In particular, he cannot be held responsible for applying in the
liquidation proceedings since he was advised to do so by the
first-instance court.
33. On
the other hand, the Court considers that there are considerable
delays attributable to the national courts. In this connection, it
observes that it took two years and five months for the
first-instance court to serve its decision on the
applicant (see paragraph 8 above). It
further took four years and three months for that same court, now, in
the liquidation proceedings, to advise the applicant to pursue his
claim, again, in civil proceedings (see paragraphs 15 and 16 above).
Furthermore, the domestic law and the Court's
jurisprudence (see Ziberi v. the former Yugoslav
Republic of Macedonia, cited above § 47) required
employment-related disputes to be conducted with a special diligence.
34. Having
examined all the material submitted to it, the Court considers that
in the instant case the length of the proceedings was excessive and
failed to meet the reasonable time requirement of Article 6 § 1
of the Convention.
35. There
has accordingly been a breach of that provision.
II. APPLICATION OF ARTICLE 41 OF THE CONVENTION
- Article 41 of the Convention provides:
“If the Court finds that there has been a
violation of the Convention or the Protocols thereto, and if the
internal law of the High Contracting Party concerned allows only
partial reparation to be made, the Court shall, if necessary, afford
just satisfaction to the injured party.”
A. Damage
- The
applicant claimed 58,100 euros (EUR) in respect of pecuniary damage.
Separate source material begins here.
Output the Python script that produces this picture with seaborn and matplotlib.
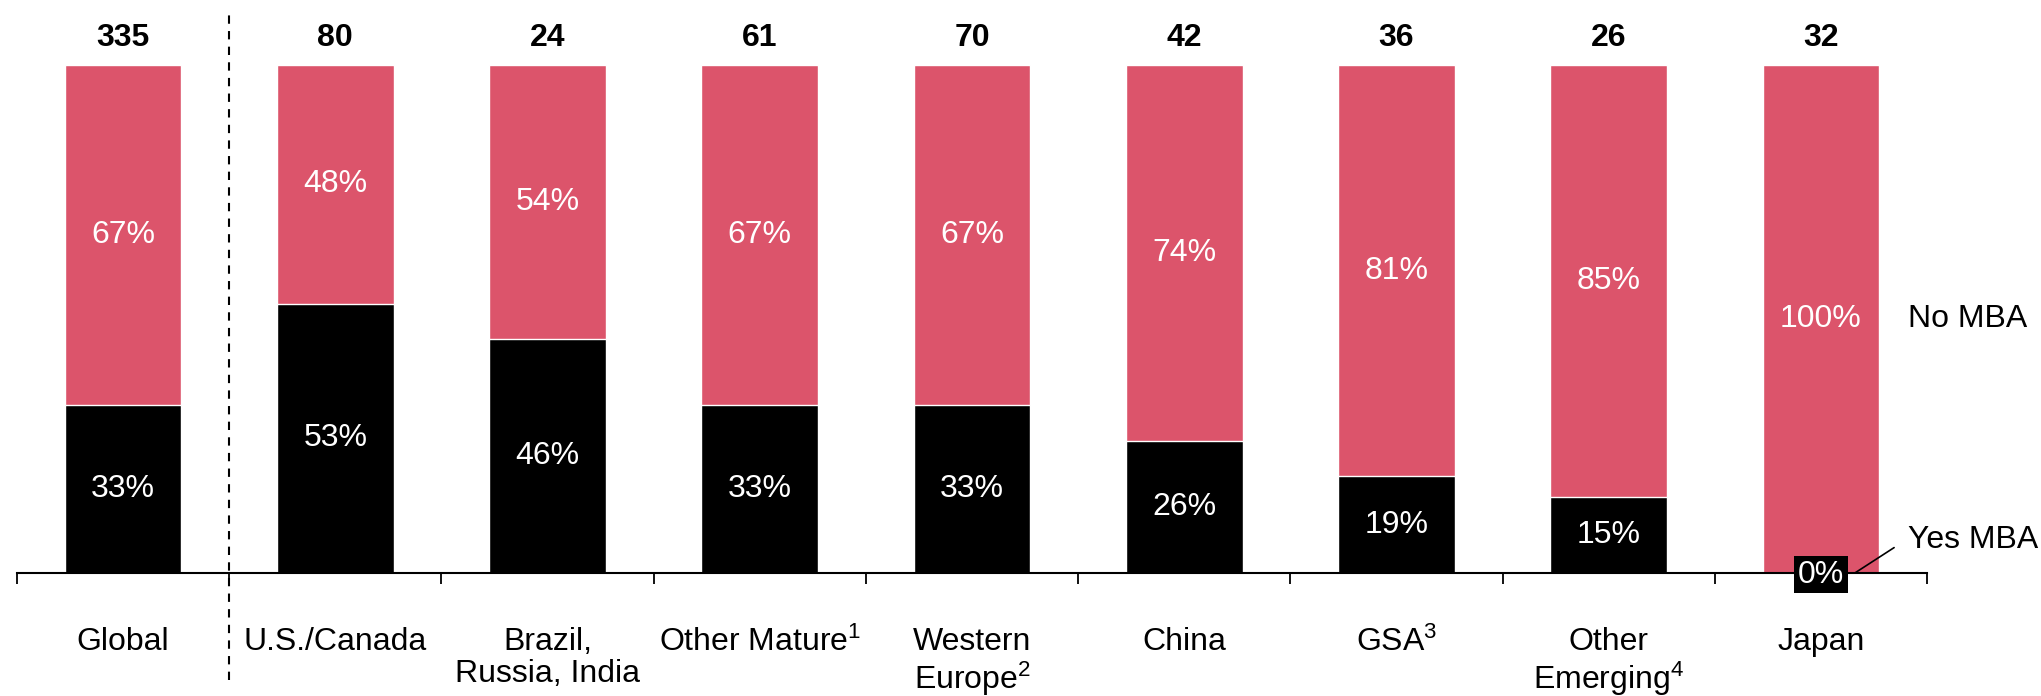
import matplotlib
matplotlib.use("Agg")
import matplotlib.pyplot as plt
import numpy as np
import pandas as pd
import seaborn as sns

# ---- data ----
categories = ["Global", "U.S./Canada", "Brazil, Russia, India", "Other Mature",
              "Western Europe", "China", "GSA", "Other Emerging", "Japan"]
tick_labels = ["Global", "U.S./Canada", "Brazil,\nRussia, India", "Other Mature$^{1}$",
               "Western\nEurope$^{2}$", "China", "GSA$^{3}$", "Other\nEmerging$^{4}$", "Japan"]
totals = [335, 80, 24, 61, 70, 42, 36, 26, 32]
yes_mba = [33, 53, 46, 33, 33, 26, 19, 15, 0]
no_mba = [67, 48, 54, 67, 67, 74, 81, 85, 100]
full_share = [100] * len(categories)

PINK = "#DC546B"
BLACK = "#000000"

sns.set_theme(style="white")
plt.rcParams["font.family"] = ["Liberation Sans", "DejaVu Sans"]
plt.rcParams["mathtext.fontset"] = "custom"
plt.rcParams["mathtext.rm"] = "Liberation Sans"
plt.rcParams["mathtext.it"] = "Liberation Sans:italic"
plt.rcParams["mathtext.bf"] = "Liberation Sans:bold"

df = pd.DataFrame({"cat": categories, "yes": yes_mba, "no": no_mba,
                   "full": full_share, "total": totals})

fig = plt.figure(figsize=(20.41, 6.96), dpi=100)
ax = fig.add_axes([17 / 2041, 123 / 696, 1910 / 2041, 508 / 696])

sns.barplot(data=df, x="cat", y="full", color=PINK, saturation=1, width=0.55,
            edgecolor="white", linewidth=1, ax=ax)
sns.barplot(data=df, x="cat", y="yes", color=BLACK, saturation=1, width=0.55,
            edgecolor="white", linewidth=1, ax=ax)

ax.set_xlim(-0.5, len(categories) - 0.5)
ax.set_ylim(0, 100)
ax.set_xlabel("")
ax.set_ylabel("")
ax.set_yticks([])

for s in ["top", "right", "left"]:
    ax.spines[s].set_visible(False)
ax.spines["bottom"].set_color("black")
ax.spines["bottom"].set_linewidth(1.5)

ax.set_xticks(range(len(categories)))
ax.set_xticklabels(tick_labels, fontsize=23, color="black", linespacing=1.08)
ax.tick_params(axis="x", which="major", length=0, pad=39)
ax.set_xticks(np.arange(-0.5, len(categories), 1.0), minor=True)
ax.tick_params(axis="x", which="minor", length=8, width=1.3, color="black",
               direction="out", bottom=True)

fs = 23
for i, (y, n, t) in enumerate(zip(yes_mba, no_mba, totals)):
    ax.text(i, (y + 100) / 2, f"{n}%", ha="center", va="center",
            color="white", fontsize=fs)
    if y > 0:
        ax.text(i, y / 2, f"{y}%", ha="center", va="center",
                color="white", fontsize=fs)
    else:
        ax.text(i, -0.3, f"{y}%", ha="center", va="center", color="white",
                fontsize=fs, clip_on=False,
                bbox=dict(boxstyle="square,pad=0.12", fc="black", ec="none"))
    ax.text(i, 105.3, f"{t}", ha="center", va="center", color="black",
            fontsize=fs, fontweight="bold", clip_on=False)

# divider between Global and regions
ax.plot([0.5, 0.5], [-21, 110], color="black", lw=1.5, ls=(0, (4, 3.5)),
        clip_on=False)

# series labels
ax.text(8.41, 50, "No MBA", ha="left", va="center", fontsize=fs, color="black",
        clip_on=False)
ax.text(8.41, 6.5, "Yes MBA", ha="left", va="center", fontsize=fs, color="black",
        clip_on=False)
ax.plot([8.16, 8.345], [0, 5.0], color="black", lw=1.2, clip_on=False)

fig.savefig("out.png", dpi=100)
He also claimed EUR 20,000 for non-pecuniary damage for the emotional
suffering due to “lack of subsistence funds”.
- The
Government contested these claims as unsubstantiated arguing that
there was no causal link between the alleged violation and the
pecuniary damage claimed.
39. The Court observes that the applicant did not specify
the ground on which he claimed pecuniary damage. Since there is no
causal link between the violation found and the damage alleged, the
Court rejects these claims. On the other hand, the applicant's claim
for non-pecuniary damage as a result of emotional suffering due to
“lack of subsistence funds” is sufficiently linked to the
lengthy duration of the proceedings at issue. Therefore, the Court
awards him EUR 3,200 in respect of non-pecuniary damage.
B. Costs and expenses
- The
applicant also claimed EUR 5,902 for the costs and expenses incurred
before the domestic courts and the proceedings before the Court. In
this latter context, he claimed approximately EUR 635 (39,000
Macedonian denars (MKD) in respect of legal fees calculated according
to the rate scale of the Macedonian Bar and approximately EUR 274
(16,800 MKD) for mailing and translation costs. No document was
presented in support of these latter claims.
- The
Government contested this claims.
- According
to the Court's case-law, an applicant is entitled to the
reimbursement of costs and expenses only in so far as it has been
shown that these have been actually and necessarily incurred and were
reasonable as to quantum (see Stoimenov v. the former Yugoslav
Republic of Macedonia, no. 17995/02, § 56, 5 April
2007). As to the costs and expenses claimed in respect of the
domestic proceedings, the Court notes that such costs were not
incurred in order to seek through the domestic legal order prevention
and redress of the alleged violation complained of before the Court
(see Milošević v. the former Yugoslav Republic of
Macedonia, no. 15056/02, § 34, 20 April 2006). It
therefore rejects the applicant's claim under this head.
- As
to the proceedings before it, the Court notes that the applicant did
not present any evidence concerning the mailing and translation
costs. On the other hand, regard being had to the information in its
possession and the above criteria, the Court considers it reasonable
to award the applicant the sum of EUR 600 for the legal
representation, plus any tax that may be chargeable to him.
C. Default interest
- The
Court considers it appropriate that the default interest should be
based on the marginal lending rate of the European Central Bank, to
which should be added three percentage points.
FOR THESE REASONS, THE COURT UNANIMOUSLY
1. Declares the application admissible;
- Holds that there has been a violation of Article
6 § 1 of the Convention in respect of the length of the
proceedings;
- Holds
(a) that the respondent State is to pay the applicant,
within three months from the date on which the judgment becomes final
in accordance with Article 44 § 2 of the
Convention, the following amounts, to be converted into the national
currency of the respondent State at the rate applicable at the date
of settlement:
(i)
EUR 3,200 (three thousand and two hundred euros) in respect of
non-pecuniary damage;
(ii)
EUR 600 (six hundred euros) in respect of costs and expenses;
(iii) plus any tax that may be chargeable to the applicant;
(b) that
from the expiry of the above-mentioned three months until settlement
simple interest shall be payable on the above amount at a rate equal
to the marginal lending rate of the European Central Bank during the
default period plus three percentage points;
- Dismisses the remainder of the applicant's claim
for just satisfaction.
Done in English, and notified in writing on 25 June 2009, pursuant to
Rule 77 §§ 2 and 3 of the Rules of Court.